According to what you said above, the "transitioning" ports in the
problem situation ("second set") are those that were in "unavailable"
state before, which means "failed" as far as device mapper is concerned
- IOW, the paths in question would be unused anyway, until they got
reinstated, which wouldn't happen before they are fully up. With this
in mind, I have to say I don't understand why your proposed patch would
help at all. Please explain.

> > The purpose of that patch was to set the state of the transitioning
> > path to failed in order to make sure IO is retried on a different  >
> path.
> > Your patch would undermine this purpose.

(Additional indentation added by me) Can you please use proper quoting?
You were mixing my statements and your own. 
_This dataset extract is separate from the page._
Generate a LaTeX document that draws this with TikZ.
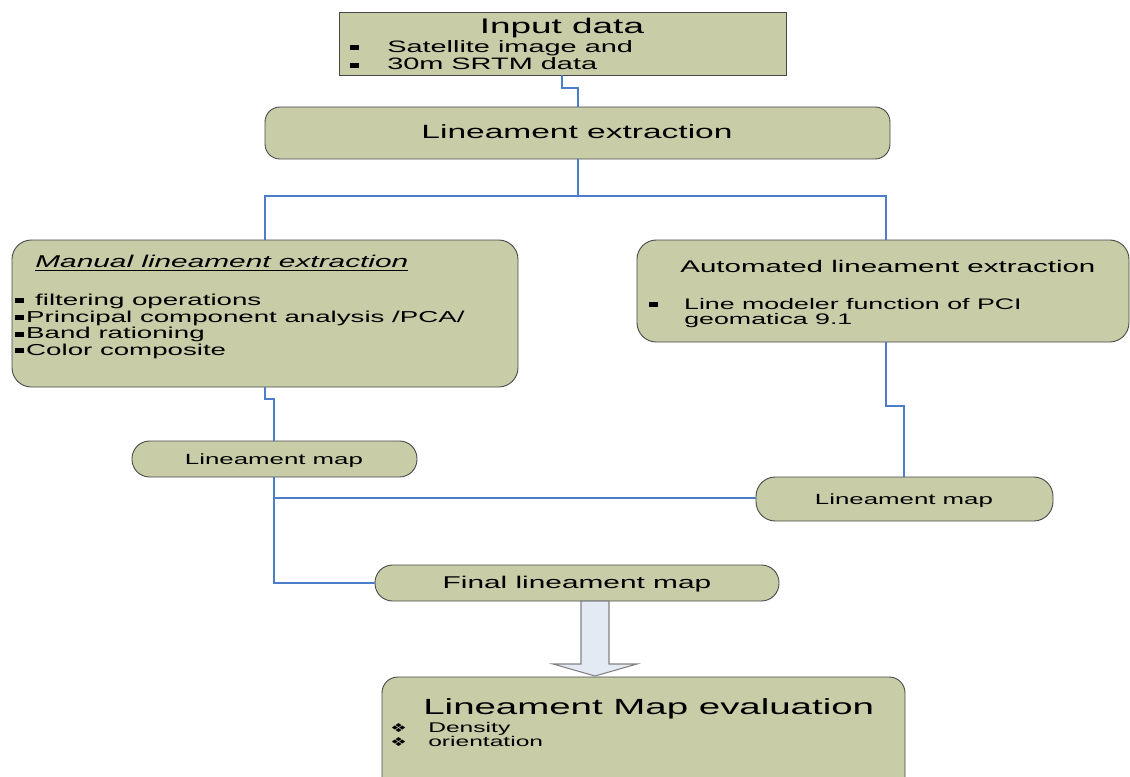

> I agree this is what happens but those transitioning paths might be
> the only non-failed paths available. I don't think it is reasonable
> to
> fail them. This is the same as treating transitioning as standby or
> unavailable.

Right, and according to the SPC spec (see above), that makes more sense
than treating it as "active".

Storage vendors seem to interpret "transitioning" very differently,
both in terms of commands supported and in terms of time required to
reach the target state. That makes it hard to deal with it correctly on
the host side.

>  As you point out this happened with the commit you
> mention. Before this commit what I am doing does not result in an all
> paths down error, and similarly, it does not in earlier Linux
> versions
> or other OS's under the same condition. I see this as a regression.
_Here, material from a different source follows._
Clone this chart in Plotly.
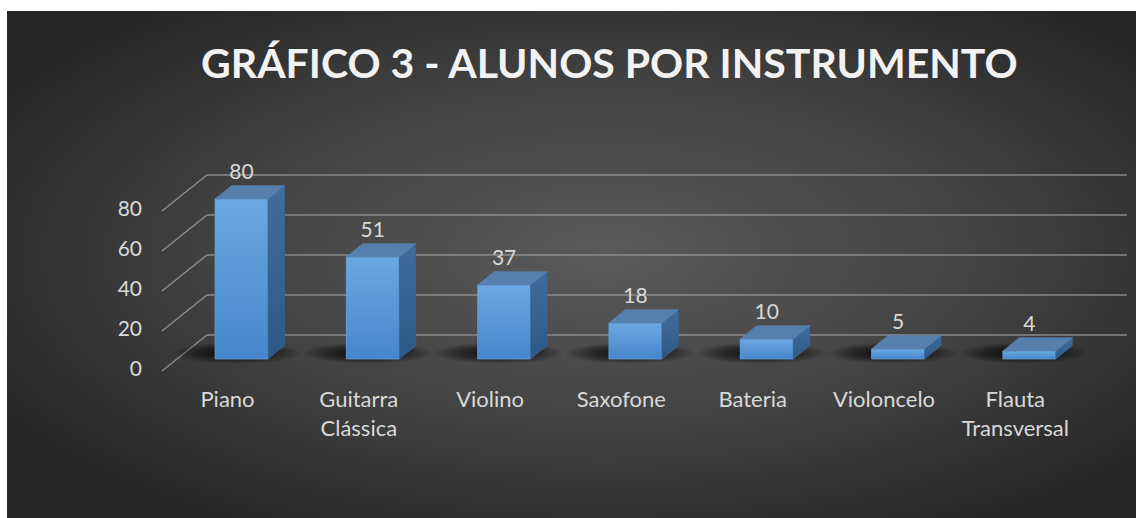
import base64
import numpy as np
import plotly.graph_objects as go

# ---------------- data ----------------
categories = ["Piano", "Guitarra<br>Clássica", "Violino", "Saxofone", "Bateria",
              "Violoncelo", "Flauta<br>Transversal"]
values = [80, 51, 37, 18, 10, 5, 4]
tick_values = [0, 20, 40, 60, 80]
title_text = "GRÁFICO 3 - ALUNOS POR INSTRUMENTO"

# ---------------- layout constants (pixels) ----------------
W, H = 1136, 518
X0_PX, STEP_PX = 241.5, 131.3      # first category centre, category step
BASE_PX, UNIT_PX = 359.0, 2.0       # bar front base, pixels per unit
AXIS_PX = 384.0                     # x-axis line position
LABEL_SHIFT_PX = -14                # category labels sit on the front plane


def px_to_x(px):
    return (px - X0_PX) / STEP_PX


x_range = [px_to_x(0), px_to_x(W)]
y_range = [-(AXIS_PX - BASE_PX) / UNIT_PX, BASE_PX / UNIT_PX]
y_domain = [1 - AXIS_PX / H, 1]

BAR_W = 53 / STEP_PX
DEPTH_X = 16.5 / STEP_PX
DEPTH_Y = 13.3 / UNIT_PX
WALL_LEFT = px_to_x(207)
FRONT_LEFT = px_to_x(162)
RIGHT_END = px_to_x(1127)
WALL_DY = (BASE_PX - 335) / UNIT_PX
FRONT_DY = (BASE_PX - 371) / UNIT_PX

FONT = "Lato"
TXT = "#d9d9d9"

idx = list(range(len(categories)))
fig = go.Figure()

# gridlines (back wall + oblique side wall)
gx, gy = [], []
for v in tick_values:
    gx += [FRONT_LEFT, WALL_LEFT, RIGHT_END, None]
    gy += [v + FRONT_DY, v + WALL_DY, v + WALL_DY, None]
fig.add_trace(go.Scatter(x=gx, y=gy, mode="lines",
                         line=dict(color="rgba(150,150,150,0.85)", width=1.6),
                         hoverinfo="skip", showlegend=False))

# y tick labels
fig.add_trace(go.Scatter(x=[px_to_x(142)] * len(tick_values),
                         y=[v + FRONT_DY for v in tick_values],
                         text=[str(v) for v in tick_values], mode="text",
                         textposition="middle left",
                         textfont=dict(family=FONT, size=21, color=TXT),
                         hoverinfo="skip", showlegend=False))

# shadows on the floor
t = np.linspace(0, 2 * np.pi, 80)
for i in idx:
    fig.add_trace(go.Scatter(
        x=list(i - 0.04 + 0.5 * np.cos(t)), y=list(3.0 + 5.5 * np.sin(t)),
        mode="lines", fill="toself", line=dict(width=0),
        fillgradient=dict(type="radial",
                          colorscale=[[0, "rgba(0,0,0,0.9)"], [0.6, "rgba(0,0,0,0.45)"],
                                      [1, "rgba(0,0,0,0)"]]),
        hoverinfo="skip", showlegend=False))

# front faces (bars)
fig.add_trace(go.Bar(x=idx, y=values, width=BAR_W,
                     marker=dict(color="#5b9bd5", line=dict(width=0)),
                     hovertemplate="%{y}<extra></extra>", showlegend=False))

for i, v in zip(idx, values):
    l, r = i - BAR_W / 2, i + BAR_W / 2
    # front gradient overlay
    fig.add_trace(go.Scatter(
        x=[l, r, r, l, l], y=[0, 0, v, v, 0], mode="lines", fill="toself",
        line=dict(width=0.8, color="#5d9bd8"),
        fillgradient=dict(type="vertical",
                          colorscale=[[0, "#4686cb"], [1, "#6ca8e1"]]),
        hoverinfo="skip", showlegend=False))
    # side face
    fig.add_trace(go.Scatter(
        x=[r, r + DEPTH_X, r + DEPTH_X, r, r],
        y=[0, DEPTH_Y, v + DEPTH_Y, v, 0], mode="lines", fill="toself",
        line=dict(width=0.6, color="#3a6697"),
        fillgradient=dict(type="vertical",
                          colorscale=[[0, "#2d5886"], [1, "#416c9d"]]),
        hoverinfo="skip", showlegend=False))
    # top face
    fig.add_trace(go.Scatter(
        x=[l, r, r + DEPTH_X, l + DEPTH_X, l],
        y=[v, v, v + DEPTH_Y, v + DEPTH_Y, v], mode="lines", fill="toself",
        fillcolor="#577fae", line=dict(width=0.6, color="#5b84b4"),
        hoverinfo="skip", showlegend=False))

# value labels
fig.add_trace(go.Scatter(x=idx, y=[v + 12.5 for v in values],
                         text=[str(v) for v in values], mode="text",
                         textposition="middle center",
                         textfont=dict(family=FONT, size=21, color=TXT),
                         hoverinfo="skip", showlegend=False))

# background (radial gradient)
bw, bh = W - 7, H - 11
svg = (f'<svg xmlns="http://www.w3.org/2000/svg" width="{bw}" height="{bh}" '
       f'viewBox="0 0 {bw} {bh}" preserveAspectRatio="none"><defs>'
       '<radialGradient id="g" cx="0.53" cy="0.48" r="0.62">'
       '<stop offset="0" stop-color="#5a5a5a"/>'
       '<stop offset="0.55" stop-color="#424242"/>'
       '<stop offset="1" stop-color="#262626"/></radialGradient></defs>'
       f'<rect width="{bw}" height="{bh}" fill="url(#g)"/></svg>')
src = "data:image/svg+xml;base64," + base64.b64encode(svg.encode()).decode()

fig.update_layout(
    width=W, height=H,
    margin=dict(l=0, r=0, t=0, b=0),
    paper_bgcolor="white", plot_bgcolor="rgba(0,0,0,0)",
    images=[dict(source=src, xref="paper", yref="paper", x=7 / W, y=1 - 11 / H,
                 sizex=bw / W, sizey=bh / H, sizing="stretch",
                 xanchor="left", yanchor="top", layer="below")],
    xaxis=dict(range=x_range, domain=[0, 1],
               tickvals=[i + LABEL_SHIFT_PX / STEP_PX for i in idx],
               ticktext=categories,
               showgrid=False, zeroline=False, showline=False, ticks="",
               tickfont=dict(family=FONT, size=22, color=TXT), fixedrange=True),
    yaxis=dict(range=y_range, domain=y_domain, showgrid=False, zeroline=False,
               showline=False, showticklabels=False, ticks="", fixedrange=True),
    annotations=[dict(text=title_text, xref="paper", yref="paper",
                      x=609 / W, y=1 - 63 / H, xanchor="center", yanchor="middle",
                      showarrow=False,
                      font=dict(family=FONT, size=41, color="#f2f2f2", weight="bold"))],
    bargap=0,
)

fig.write_html("out.html", config={"displayModeBar": False},
               post_script="document.body.style.margin='0';document.body.style.padding='0';")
If you use a suitable "no_path_retry" setting in multipathd, you should
be able to handle the situation you describe just fine by queueing the
I/O until the transitioning paths are fully up. IIUC, on your server
"transitioning" is a transient state that ends quickly, so queueing
shouldn't be an issue. E.g. if you are certain that "transitioning"
won't last longer than 10s, you could set "no_path_retry 2".

Regards,
Martin